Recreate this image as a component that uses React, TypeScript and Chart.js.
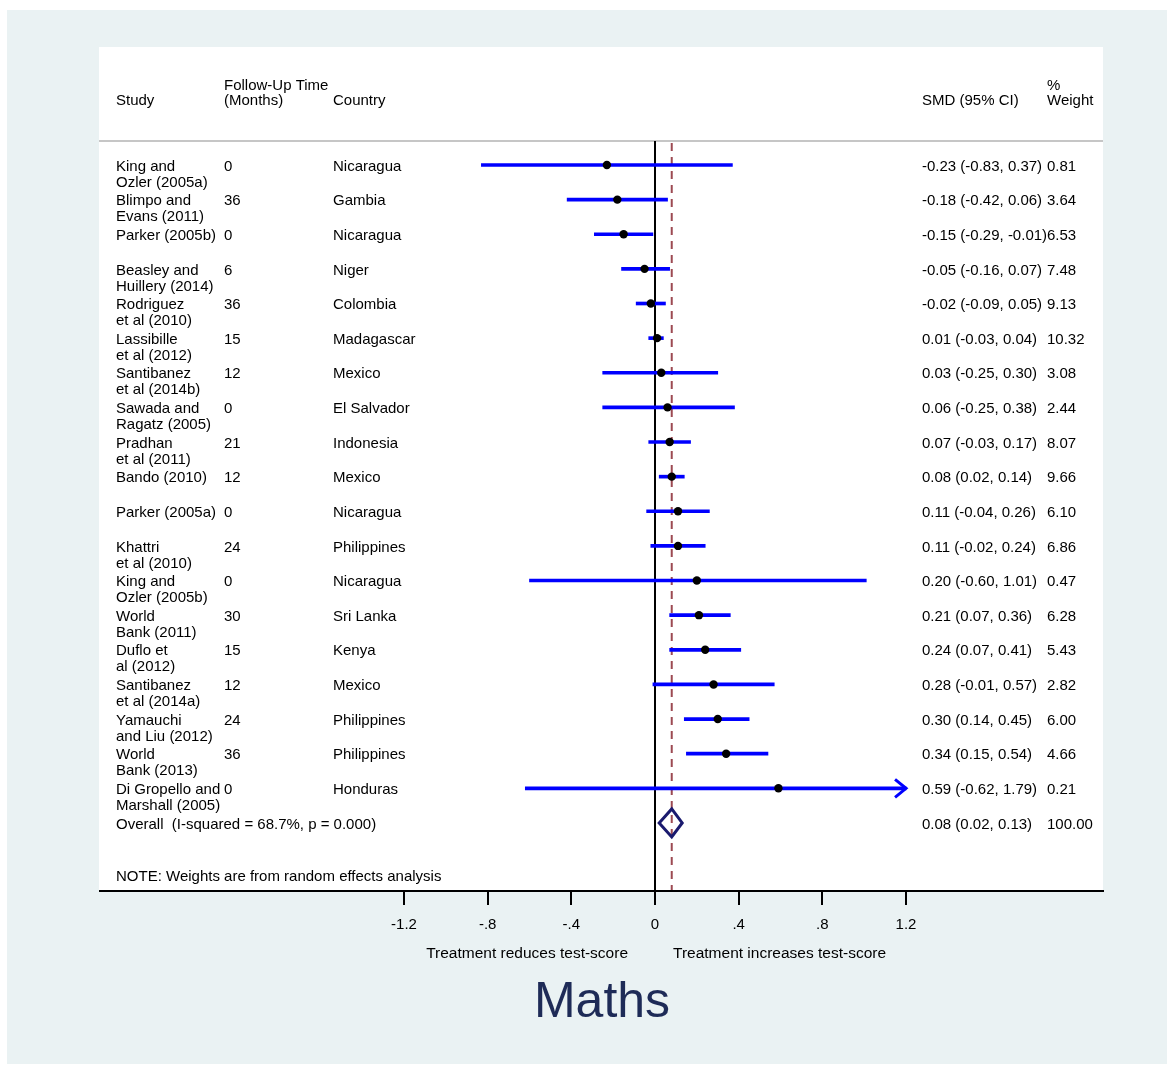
import React, { useEffect, useRef } from "react";
import { Chart, registerables } from "chart.js";

Chart.register(...registerables);

const STUDY_LABELS: string[][] = [
  ["King and", "Ozler (2005a)"],
  ["Blimpo and", "Evans (2011)"],
  ["Parker (2005b)"],
  ["Beasley and", "Huillery (2014)"],
  ["Rodriguez", "et al (2010)"],
  ["Lassibille", "et al (2012)"],
  ["Santibanez", "et al (2014b)"],
  ["Sawada and", "Ragatz (2005)"],
  ["Pradhan", "et al (2011)"],
  ["Bando (2010)"],
  ["Parker (2005a)"],
  ["Khattri", "et al (2010)"],
  ["King and", "Ozler (2005b)"],
  ["World", "Bank (2011)"],
  ["Duflo et", "al (2012)"],
  ["Santibanez", "et al (2014a)"],
  ["Yamauchi", "and Liu (2012)"],
  ["World", "Bank (2013)"],
  ["Di Gropello and", "Marshall (2005)"],
];
const FOLLOW_UP: number[] = [0, 36, 0, 6, 36, 15, 12, 0, 21, 12, 0, 24, 0, 30, 15, 12, 24, 36, 0];
const COUNTRIES: string[] = [
  "Nicaragua", "Gambia", "Nicaragua", "Niger", "Colombia", "Madagascar", "Mexico",
  "El Salvador", "Indonesia", "Mexico", "Nicaragua", "Philippines", "Nicaragua",
  "Sri Lanka", "Kenya", "Mexico", "Philippines", "Philippines", "Honduras",
];
const SMD: number[] = [-0.23, -0.18, -0.15, -0.05, -0.02, 0.01, 0.03, 0.06, 0.07, 0.08, 0.11, 0.11, 0.2, 0.21, 0.24, 0.28, 0.3, 0.34, 0.59];
const CI_LOW: number[] = [-0.83, -0.42, -0.29, -0.16, -0.09, -0.03, -0.25, -0.25, -0.03, 0.02, -0.04, -0.02, -0.6, 0.07, 0.07, -0.01, 0.14, 0.15, -0.62];
const CI_HIGH: number[] = [0.37, 0.06, -0.01, 0.07, 0.05, 0.04, 0.3, 0.38, 0.17, 0.14, 0.26, 0.24, 1.01, 0.36, 0.41, 0.57, 0.45, 0.54, 1.79];
const WEIGHTS: number[] = [0.81, 3.64, 6.53, 7.48, 9.13, 10.32, 3.08, 2.44, 8.07, 9.66, 6.1, 6.86, 0.47, 6.28, 5.43, 2.82, 6.0, 4.66, 0.21];

const OVERALL_LABEL = "Overall  (I-squared = 68.7%, p = 0.000)";
const OVERALL_SMD = 0.08;
const OVERALL_LOW = 0.02;
const OVERALL_HIGH = 0.13;
const OVERALL_WEIGHT = 100.0;

const NOTE_TEXT = "NOTE: Weights are from random effects analysis";
const X_TICKS: number[] = [-1.2, -0.8, -0.4, 0, 0.4, 0.8, 1.2];
const LEFT_SUBTITLE = "Treatment reduces test-score";
const RIGHT_SUBTITLE = "Treatment increases test-score";
const TITLE = "Maths";

const W = 1174;
const H = 1067;
const FONT = '"Liberation Sans", Arial, Helvetica, sans-serif';

const X_MIN = -2.653;
const X_MAX = 2.1415;
const Y_MIN = -3.407;
const Y_MAX = 20.965;
const SEP_ROW = -0.69;
const HEADER_ROW = -1.9;
const NOTE_ROW = 20.5;
const OVERALL_ROW = STUDY_LABELS.length;
const CLIP = X_TICKS[X_TICKS.length - 1];

const fmtTick = (v: number) => {
  if (Math.abs(v) < 1e-9) return "0";
  const s = Math.abs(v).toFixed(1).replace(/^0/, "");
  return (v < 0 ? "-" : "") + s;
};
const fmtCI = (e: number, l: number, h: number) => `${e.toFixed(2)} (${l.toFixed(2)}, ${h.toFixed(2)})`;

const forestPlugin = {
  id: "forestDecor",
  beforeDraw(chart: any) {
    const { ctx, chartArea: ca } = chart;
    const x = chart.scales.x;
    const y = chart.scales.y;
    ctx.save();
    ctx.fillStyle = "#ffffff";
    ctx.fillRect(0, 0, chart.width, chart.height);
    ctx.fillStyle = "#eaf2f3";
    ctx.fillRect(7, 10, 1160, 1054);
    ctx.fillStyle = "#ffffff";
    ctx.fillRect(ca.left - 1, ca.top, ca.right - ca.left + 1, ca.bottom - ca.top);
    const sepY = y.getPixelForValue(SEP_ROW);
    ctx.lineWidth = 2;
    ctx.strokeStyle = "#c6c6c6";
    ctx.beginPath();
    ctx.moveTo(ca.left - 1, sepY);
    ctx.lineTo(ca.right, sepY);
    ctx.stroke();
    const x0 = x.getPixelForValue(0);
    ctx.strokeStyle = "#000000";
    ctx.beginPath();
    ctx.moveTo(x0, sepY);
    ctx.lineTo(x0, ca.bottom);
    ctx.stroke();
    const xo = x.getPixelForValue(OVERALL_SMD);
    ctx.strokeStyle = "#9c4a52";
    ctx.setLineDash([8, 6]);
    ctx.beginPath();
    ctx.moveTo(xo, sepY + 2);
    ctx.lineTo(xo, ca.bottom);
    ctx.stroke();
    ctx.restore();
  },
  afterDatasetsDraw(chart: any) {
    const { ctx } = chart;
    const x = chart.scales.x;
    const y = chart.scales.y;
    ctx.save();
    ctx.strokeStyle = "#0000ff";
    ctx.lineWidth = 3;
    CI_HIGH.forEach((h, i) => {
      if (h > CLIP) {
        const tx = x.getPixelForValue(CLIP);
        const ty = y.getPixelForValue(i);
        ctx.beginPath();
        ctx.moveTo(tx - 11, ty - 9);
        ctx.lineTo(tx, ty);
        ctx.lineTo(tx - 11, ty + 9);
        ctx.stroke();
      }
    });
    const dy = y.getPixelForValue(OVERALL_ROW);
    ctx.strokeStyle = "#1a1a6e";
    ctx.lineWidth = 3;
    ctx.lineJoin = "miter";
    ctx.beginPath();
    ctx.moveTo(x.getPixelForValue(OVERALL_LOW), dy);
    ctx.lineTo(x.getPixelForValue(OVERALL_SMD), dy - 14);
    ctx.lineTo(x.getPixelForValue(OVERALL_HIGH), dy);
    ctx.lineTo(x.getPixelForValue(OVERALL_SMD), dy + 14);
    ctx.closePath();
    ctx.stroke();
    ctx.restore();
  },
  afterDraw(chart: any) {
    const { ctx, chartArea: ca } = chart;
    const x = chart.scales.x;
    const y = chart.scales.y;
    ctx.save();
    ctx.fillStyle = "#000000";
    ctx.font = `15px ${FONT}`;
    ctx.textBaseline = "middle";
    ctx.textAlign = "left";
    const dyText = 1.5;
    const cStudy = 116;
    const cFollow = 224;
    const cCountry = 333;
    const cSmd = 922;
    const cWeight = 1047;
    const hy = y.getPixelForValue(HEADER_ROW) + dyText;
    ctx.fillText("Study", cStudy, hy);
    ctx.fillText("Follow-Up Time", cFollow, hy - 15);
    ctx.fillText("(Months)", cFollow, hy);
    ctx.fillText("Country", cCountry, hy);
    ctx.fillText("SMD (95% CI)", cSmd, hy);
    ctx.fillText("%", cWeight, hy - 15);
    ctx.fillText("Weight", cWeight, hy);
    STUDY_LABELS.forEach((lines, i) => {
      const ry = y.getPixelForValue(i) + dyText;
      lines.forEach((t, k) => ctx.fillText(t, cStudy, ry + k * 16));
      ctx.fillText(String(FOLLOW_UP[i]), cFollow, ry);
      ctx.fillText(COUNTRIES[i], cCountry, ry);
      ctx.fillText(fmtCI(SMD[i], CI_LOW[i], CI_HIGH[i]), cSmd, ry);
      ctx.fillText(WEIGHTS[i].toFixed(2), cWeight, ry);
    });
    const oy = y.getPixelForValue(OVERALL_ROW) + dyText;
    ctx.fillText(OVERALL_LABEL, cStudy, oy);
    ctx.fillText(fmtCI(OVERALL_SMD, OVERALL_LOW, OVERALL_HIGH), cSmd, oy);
    ctx.fillText(OVERALL_WEIGHT.toFixed(2), cWeight, oy);
    ctx.fillText(NOTE_TEXT, cStudy, y.getPixelForValue(NOTE_ROW) + dyText);
    const x0 = x.getPixelForValue(0);
    const sy = ca.bottom + 63;
    ctx.font = `15.5px ${FONT}`;
    ctx.textAlign = "right";
    ctx.fillText(LEFT_SUBTITLE, x0 - 27, sy);
    ctx.textAlign = "left";
    ctx.fillText(RIGHT_SUBTITLE, x0 + 18, sy);
    ctx.fillStyle = "#1e2b57";
    ctx.font = `50px ${FONT}`;
    ctx.textAlign = "center";
    ctx.textBaseline = "alphabetic";
    ctx.fillText(TITLE, 602, 1017);
    ctx.restore();
  },
};

export default function App() {
  const ref = useRef<HTMLCanvasElement>(null);
  useEffect(() => {
    if (!ref.current) return;
    const chart = new Chart(ref.current, {
      type: "scatter",
      data: {
        datasets: [
          {
            type: "scatter",
            data: SMD.map((v, i) => ({ x: v, y: i })),
            pointRadius: 4.2,
            pointBackgroundColor: "#000000",
            pointBorderWidth: 0,
            order: 1,
          } as any,
          {
            type: "bar",
            indexAxis: "y",
            data: CI_LOW.map((lo, i) => ({ x: [lo, Math.min(CI_HIGH[i], CLIP)], y: i })),
            backgroundColor: "#0000ff",
            borderWidth: 0,
            borderSkipped: false,
            barThickness: 3,
            order: 2,
          } as any,
        ],
      },
      options: {
        responsive: false,
        animation: false,
        events: [],
        layout: { padding: { left: 100, right: W - 1103, top: 47, bottom: 0 } },
        plugins: { legend: { display: false }, tooltip: { enabled: false }, title: { display: false } },
        scales: {
          x: {
            type: "linear",
            position: "bottom",
            offset: false,
            min: X_MIN,
            max: X_MAX,
            afterBuildTicks: (s: any) => {
              s.ticks = X_TICKS.map((v) => ({ value: v }));
            },
            afterFit: (s: any) => {
              s.height = H - 891;
            },
            grid: {
              offset: false,
              drawOnChartArea: false,
              drawTicks: true,
              tickLength: 14,
              tickWidth: 2,
              tickColor: "#000000",
              color: "#000000",
              lineWidth: 2,
            },
            border: { display: true, color: "#000000", width: 2 },
            ticks: {
              font: { family: FONT, size: 15 },
              color: "#000000",
              padding: 11,
              maxRotation: 0,
              autoSkip: false,
              callback: (v: any) => fmtTick(Number(v)),
            },
          },
          y: {
            type: "linear",
            display: false,
            offset: false,
            grid: { offset: false },
            reverse: true,
            min: Y_MIN,
            max: Y_MAX,
          },
        },
      },
      plugins: [forestPlugin],
    } as any);
    return () => chart.destroy();
  }, []);
  return (
    <div style={{ position: "fixed", left: 0, top: 0, width: W, height: H }}>
      <canvas ref={ref} width={W} height={H} style={{ display: "block", width: W, height: H }} />
    </div>
  );
}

▸ **OBJECTIVE**
Could the lines from the top of the material through the line with "const OVERALL_WEIGHT = 100.0;" be repeated exactly, pictures left out?

▸ **SOLUTION TO THIS PROBLEM**
Recreate this image as a component that uses React, TypeScript and Chart.js.
import React, { useEffect, useRef } from "react";
import { Chart, registerables } from "chart.js";

Chart.register(...registerables);

const STUDY_LABELS: string[][] = [
  ["King and", "Ozler (2005a)"],
  ["Blimpo and", "Evans (2011)"],
  ["Parker (2005b)"],
  ["Beasley and", "Huillery (2014)"],
  ["Rodriguez", "et al (2010)"],
  ["Lassibille", "et al (2012)"],
  ["Santibanez", "et al (2014b)"],
  ["Sawada and", "Ragatz (2005)"],
  ["Pradhan", "et al (2011)"],
  ["Bando (2010)"],
  ["Parker (2005a)"],
  ["Khattri", "et al (2010)"],
  ["King and", "Ozler (2005b)"],
  ["World", "Bank (2011)"],
  ["Duflo et", "al (2012)"],
  ["Santibanez", "et al (2014a)"],
  ["Yamauchi", "and Liu (2012)"],
  ["World", "Bank (2013)"],
  ["Di Gropello and", "Marshall (2005)"],
];
const FOLLOW_UP: number[] = [0, 36, 0, 6, 36, 15, 12, 0, 21, 12, 0, 24, 0, 30, 15, 12, 24, 36, 0];
const COUNTRIES: string[] = [
  "Nicaragua", "Gambia", "Nicaragua", "Niger", "Colombia", "Madagascar", "Mexico",
  "El Salvador", "Indonesia", "Mexico", "Nicaragua", "Philippines", "Nicaragua",
  "Sri Lanka", "Kenya", "Mexico", "Philippines", "Philippines", "Honduras",
];
const SMD: number[] = [-0.23, -0.18, -0.15, -0.05, -0.02, 0.01, 0.03, 0.06, 0.07, 0.08, 0.11, 0.11, 0.2, 0.21, 0.24, 0.28, 0.3, 0.34, 0.59];
const CI_LOW: number[] = [-0.83, -0.42, -0.29, -0.16, -0.09, -0.03, -0.25, -0.25, -0.03, 0.02, -0.04, -0.02, -0.6, 0.07, 0.07, -0.01, 0.14, 0.15, -0.62];
const CI_HIGH: number[] = [0.37, 0.06, -0.01, 0.07, 0.05, 0.04, 0.3, 0.38, 0.17, 0.14, 0.26, 0.24, 1.01, 0.36, 0.41, 0.57, 0.45, 0.54, 1.79];
const WEIGHTS: number[] = [0.81, 3.64, 6.53, 7.48, 9.13, 10.32, 3.08, 2.44, 8.07, 9.66, 6.1, 6.86, 0.47, 6.28, 5.43, 2.82, 6.0, 4.66, 0.21];

const OVERALL_LABEL = "Overall  (I-squared = 68.7%, p = 0.000)";
const OVERALL_SMD = 0.08;
const OVERALL_LOW = 0.02;
const OVERALL_HIGH = 0.13;
const OVERALL_WEIGHT = 100.0;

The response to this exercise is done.